I guess Lynn Swann prefers Sammy Hagar era VH to the original David Lee Roth version. This shows that Swanny is not a purist and is open to reform where necessary. Or maybe he just happened to hear DLR's new radio show and decided that it sucked, and selected his soundtrack accordingly.

Swann continues to frustrate those of us who would like to vote for him because he is LYNN SWANN. The name recognition and celebrity are a good start, but in response to questioning he summed up his policy positions with this remark:

"I don't think this is the time to roll out the details," he added while saying that he would provide more policy specifics as the campaign moves forward.
You got away with this a year ago, but the election is less than half a year away. Tell us what you stand for. Please! We need to know more about you, not just what you think of your prospective opponent:

While acknowledging that no incumbent governor in Pennsylvania has ever lost a race for re-election, Mr Swann said, to the crowd's whooping assent, "No incumbent governor has ever been as bad as Ed Rendell.''
If you limit yourself to speaking before supportive audiences, you can expect to hear plenty of "whooping assent" (or whoop ass for short). How many times has Lynn Swann spoken before crowds in the "Republican T", i.e. the mostly conservative part of Pennsylvania that excludes the Democrat strongholds of Philadelphia, Pittsburgh and Erie? Take a few questions from the folks out there and we'll see what you're made of. You won't get any "whooping assent" there unless you prove that you really can whoop ass.

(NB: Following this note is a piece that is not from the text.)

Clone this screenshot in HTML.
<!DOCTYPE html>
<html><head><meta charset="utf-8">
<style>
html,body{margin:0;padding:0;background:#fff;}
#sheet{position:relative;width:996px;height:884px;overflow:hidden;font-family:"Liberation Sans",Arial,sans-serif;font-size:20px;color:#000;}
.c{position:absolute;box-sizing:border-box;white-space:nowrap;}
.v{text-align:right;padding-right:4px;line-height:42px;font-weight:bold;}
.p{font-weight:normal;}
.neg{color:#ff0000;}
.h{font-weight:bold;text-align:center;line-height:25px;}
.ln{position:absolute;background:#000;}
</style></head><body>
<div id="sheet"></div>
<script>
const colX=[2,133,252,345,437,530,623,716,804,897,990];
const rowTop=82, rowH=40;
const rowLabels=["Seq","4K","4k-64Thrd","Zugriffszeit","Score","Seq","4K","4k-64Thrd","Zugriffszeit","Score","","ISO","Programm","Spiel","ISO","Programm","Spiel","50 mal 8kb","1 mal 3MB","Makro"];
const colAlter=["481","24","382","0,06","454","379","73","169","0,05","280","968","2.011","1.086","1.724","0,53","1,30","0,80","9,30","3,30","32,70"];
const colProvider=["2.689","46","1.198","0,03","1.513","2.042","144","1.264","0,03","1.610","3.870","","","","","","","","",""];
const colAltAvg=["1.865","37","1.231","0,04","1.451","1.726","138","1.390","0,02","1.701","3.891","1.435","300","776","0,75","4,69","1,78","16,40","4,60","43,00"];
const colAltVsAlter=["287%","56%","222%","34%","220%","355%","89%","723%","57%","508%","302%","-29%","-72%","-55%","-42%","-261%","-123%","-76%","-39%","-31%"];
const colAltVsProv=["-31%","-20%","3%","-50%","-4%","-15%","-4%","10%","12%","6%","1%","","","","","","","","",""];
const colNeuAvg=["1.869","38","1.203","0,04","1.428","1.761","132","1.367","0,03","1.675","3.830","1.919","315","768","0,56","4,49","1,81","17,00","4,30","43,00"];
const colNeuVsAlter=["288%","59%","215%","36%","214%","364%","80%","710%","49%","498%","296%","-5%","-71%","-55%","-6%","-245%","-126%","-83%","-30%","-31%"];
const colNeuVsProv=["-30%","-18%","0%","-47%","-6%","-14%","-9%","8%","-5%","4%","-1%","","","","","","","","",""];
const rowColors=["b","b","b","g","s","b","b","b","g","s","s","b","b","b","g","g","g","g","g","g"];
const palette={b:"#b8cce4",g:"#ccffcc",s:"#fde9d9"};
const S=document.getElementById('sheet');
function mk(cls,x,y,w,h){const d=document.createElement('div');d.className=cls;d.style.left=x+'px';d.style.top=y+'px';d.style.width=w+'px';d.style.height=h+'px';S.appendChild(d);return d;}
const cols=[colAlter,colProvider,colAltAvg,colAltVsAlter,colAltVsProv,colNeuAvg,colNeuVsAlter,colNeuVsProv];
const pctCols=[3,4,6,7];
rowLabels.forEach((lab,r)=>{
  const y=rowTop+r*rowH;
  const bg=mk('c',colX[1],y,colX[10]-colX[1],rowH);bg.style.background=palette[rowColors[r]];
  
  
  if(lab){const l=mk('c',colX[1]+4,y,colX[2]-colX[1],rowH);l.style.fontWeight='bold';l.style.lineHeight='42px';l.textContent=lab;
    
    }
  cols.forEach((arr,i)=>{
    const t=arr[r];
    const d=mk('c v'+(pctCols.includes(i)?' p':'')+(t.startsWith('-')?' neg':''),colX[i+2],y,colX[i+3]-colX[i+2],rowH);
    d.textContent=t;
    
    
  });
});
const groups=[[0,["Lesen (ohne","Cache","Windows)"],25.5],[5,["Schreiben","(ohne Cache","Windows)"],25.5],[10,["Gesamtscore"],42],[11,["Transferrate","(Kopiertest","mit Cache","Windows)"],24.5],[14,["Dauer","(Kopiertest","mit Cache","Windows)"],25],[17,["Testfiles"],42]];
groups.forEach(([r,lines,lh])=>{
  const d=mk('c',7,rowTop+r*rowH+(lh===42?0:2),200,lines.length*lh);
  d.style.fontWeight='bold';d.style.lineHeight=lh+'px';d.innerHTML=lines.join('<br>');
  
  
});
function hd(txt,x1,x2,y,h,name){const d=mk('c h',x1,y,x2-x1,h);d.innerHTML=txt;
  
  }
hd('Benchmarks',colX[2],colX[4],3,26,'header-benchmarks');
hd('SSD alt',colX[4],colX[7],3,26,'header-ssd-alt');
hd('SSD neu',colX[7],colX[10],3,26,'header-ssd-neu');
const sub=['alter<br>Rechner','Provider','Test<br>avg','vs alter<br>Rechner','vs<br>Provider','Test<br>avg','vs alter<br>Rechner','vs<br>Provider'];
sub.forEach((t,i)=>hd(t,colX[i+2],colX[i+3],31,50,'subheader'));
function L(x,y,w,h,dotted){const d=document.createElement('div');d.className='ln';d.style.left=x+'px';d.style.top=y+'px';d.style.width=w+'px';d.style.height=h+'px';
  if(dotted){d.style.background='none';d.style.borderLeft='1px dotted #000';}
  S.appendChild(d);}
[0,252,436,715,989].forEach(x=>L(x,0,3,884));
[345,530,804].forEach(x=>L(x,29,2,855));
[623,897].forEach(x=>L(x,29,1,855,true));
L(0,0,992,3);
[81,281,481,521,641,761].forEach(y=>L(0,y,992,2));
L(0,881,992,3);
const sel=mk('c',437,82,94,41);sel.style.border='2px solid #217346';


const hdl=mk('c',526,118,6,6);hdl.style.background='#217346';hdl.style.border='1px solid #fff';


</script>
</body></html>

In an interview, Mr. Swann said that when he first registered to vote, it was as a Democrat, as his parents still are. He said he switched his registration to Republican after he moved to Pittsburgh, where he was active in civic affairs, including serving on the board of the Pittsburgh Ballet and as a spokesman for Big Brothers and Big Sisters of America.
I would like to know what motivated his change. Most people who move to Pittsburgh become Democrats because there's usually no one else to vote for. It's the whole "local yokel" mentality. Really. When in high school, I asked a classmate which party he was going to join now that he had turned eighteen, and he replied, "I dunno. Local yokels." Then there was the guy I met in college who was interested in politics and current affairs. He switched from Independent to Democrat in 1993 so he could vote for Tom Murphy for mayor because Murphy's daughter came to the door campaining for her dad, and my friend thought she was cute.

You know, if enough people make their political choices based on criteria like that, then maybe Swann can be elected just by being a Pittsburgh Steelers legend. Did Jesse Ventura and Arnold Schwarzenegger win elections based on the issues? No, they got elected because people thought it was cool to vote for Jesse or Arnold.

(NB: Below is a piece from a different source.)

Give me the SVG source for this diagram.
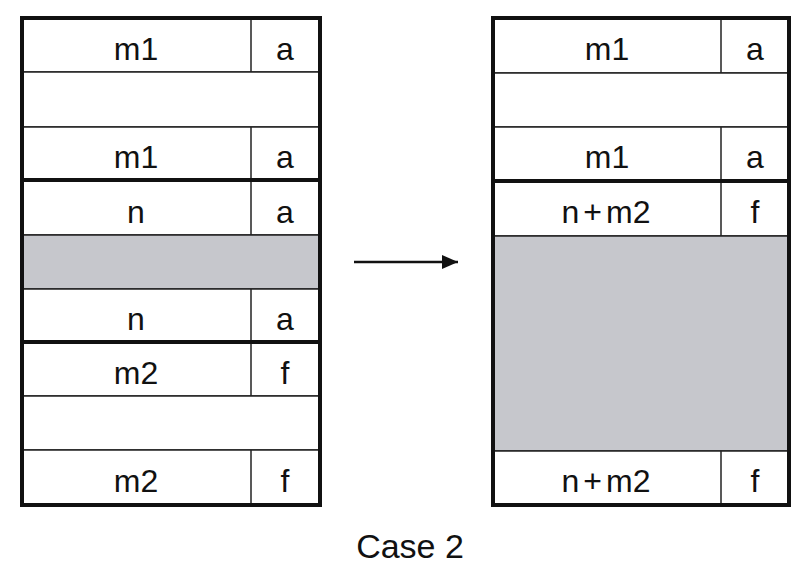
<svg xmlns="http://www.w3.org/2000/svg" width="812" height="572" viewBox="0 0 812 572">
<defs>
<style>
.cell{fill:#fff;stroke:#222;stroke-width:1.5}
.gray{fill:#c6c7cc;stroke:#222;stroke-width:1.5}
.thin{stroke:#222;stroke-width:1.5}
.thick{stroke:#111;stroke-width:4}
.border{fill:none;stroke:#111;stroke-width:4}
.t{font-family:"Liberation Sans",Arial,sans-serif;font-size:32px;fill:#111;text-anchor:middle}
.cap{font-family:"Liberation Sans",Arial,sans-serif;font-size:34px;fill:#111;text-anchor:middle}
</style>
<marker id="ah" viewBox="0 0 16 14" refX="16" refY="7" markerWidth="16" markerHeight="14" orient="auto" markerUnits="userSpaceOnUse">
<path d="M0,0 L16,7 L0,14 Z" fill="#111"/>
</marker>
</defs>
<rect width="812" height="572" fill="#fff"/>

<g id="left">
<g id="L1"><rect class="cell" x="22" y="18" width="298" height="54"/><line class="thin" x1="251" y1="18" x2="251" y2="72"/><text class="t" x="136" y="60">m1</text><text class="t" x="285" y="60">a</text></g>
<g id="L2"><rect class="cell" x="22" y="72" width="298" height="55"/></g>
<g id="L3"><rect class="cell" x="22" y="127" width="298" height="53"/><line class="thin" x1="251" y1="127" x2="251" y2="180"/><text class="t" x="136" y="168">m1</text><text class="t" x="285" y="168">a</text></g>
<g id="L4"><rect class="cell" x="22" y="180" width="298" height="55"/><line class="thin" x1="251" y1="180" x2="251" y2="235"/><text class="t" x="136" y="223">n</text><text class="t" x="285" y="223">a</text></g>
<g id="L5"><rect class="gray" x="22" y="235" width="298" height="54"/></g>
<g id="L6"><rect class="cell" x="22" y="289" width="298" height="53"/><line class="thin" x1="251" y1="289" x2="251" y2="342"/><text class="t" x="136" y="330">n</text><text class="t" x="285" y="330">a</text></g>
<g id="L7"><rect class="cell" x="22" y="342" width="298" height="54"/><line class="thin" x1="251" y1="342" x2="251" y2="396"/><text class="t" x="136" y="384">m2</text><text class="t" x="285" y="384">f</text></g>
<g id="L8"><rect class="cell" x="22" y="396" width="298" height="54"/></g>
<g id="L9"><rect class="cell" x="22" y="450" width="298" height="55"/><line class="thin" x1="251" y1="450" x2="251" y2="505"/><text class="t" x="136" y="492">m2</text><text class="t" x="285" y="492">f</text></g>
<line class="thick" x1="22" y1="180" x2="320" y2="180"/>
<line class="thick" x1="22" y1="342" x2="320" y2="342"/>
<rect class="border" x="22" y="18" width="298" height="487"/>
</g>

<g id="right">
<g id="R1"><rect class="cell" x="493" y="18" width="296" height="55"/><line class="thin" x1="721" y1="18" x2="721" y2="73"/><text class="t" x="607" y="60">m1</text><text class="t" x="755" y="60">a</text></g>
<g id="R2"><rect class="cell" x="493" y="73" width="296" height="54"/></g>
<g id="R3"><rect class="cell" x="493" y="127" width="296" height="54"/><line class="thin" x1="721" y1="127" x2="721" y2="181"/><text class="t" x="607" y="168">m1</text><text class="t" x="755" y="168">a</text></g>
<g id="R4"><rect class="cell" x="493" y="181" width="296" height="55"/><line class="thin" x1="721" y1="181" x2="721" y2="236"/><text class="t" x="606" y="223">n<tspan dx="4">+</tspan><tspan dx="4">m2</tspan></text><text class="t" x="755" y="223">f</text></g>
<g id="R5"><rect class="gray" x="493" y="236" width="296" height="215"/></g>
<g id="R6"><rect class="cell" x="493" y="451" width="296" height="54"/><line class="thin" x1="721" y1="451" x2="721" y2="505"/><text class="t" x="606" y="492">n<tspan dx="4">+</tspan><tspan dx="4">m2</tspan></text><text class="t" x="755" y="492">f</text></g>
<line class="thick" x1="493" y1="181" x2="789" y2="181"/>
<rect class="border" x="493" y="18" width="296" height="487"/>
</g>

<g id="connectors">
<line x1="354" y1="262" x2="458" y2="262" stroke="#111" stroke-width="2.5" marker-end="url(#ah)"/>
</g>

<text class="cap" x="410" y="558">Case 2</text>
</svg>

And, although it shouldn't be an issue, there's always the ethnic factor:

If elected, Mr. Swann would be the first African American to serve as Pennsylvania governor. His former Steelers teammate Mel Blount, one of the introductory speakers at last night's rally, said, "As a black man, it's important that we have representation in all parties.''
Well said. In fact, Lynn Swann's popularity as a football star may help attract more blacks to the Republican party in the coming months. There are plenty of blacks Democrats who complain "what has our party ever done for us?" and choose to sit out elections. Having Lynn Swann in the race may well bring out a lot of apathetic voters, and even convince them to switch sides.

At this point, I'm still leaning Panyard, though I believe that Scranton is likely to win. The next few months are going to get very interesting around here.

1 comment:

jipzeecab said...

It'll be fascinating to watch if Swannee can survive the nomination process and go up against Rendell.
What makes the Philadelphia area such a "Democratic stronghold" is tight bloc voting by masses of people of color. One lesson I learned in politics in the South was that mass of vote wasn't available if a black candidate was running..that when in the voting booth blacks won't vote in a partisan manner against a black..Rendell's worse nightmare.
That doesn't transmit however to massive defections to the Republican Party in other or future races.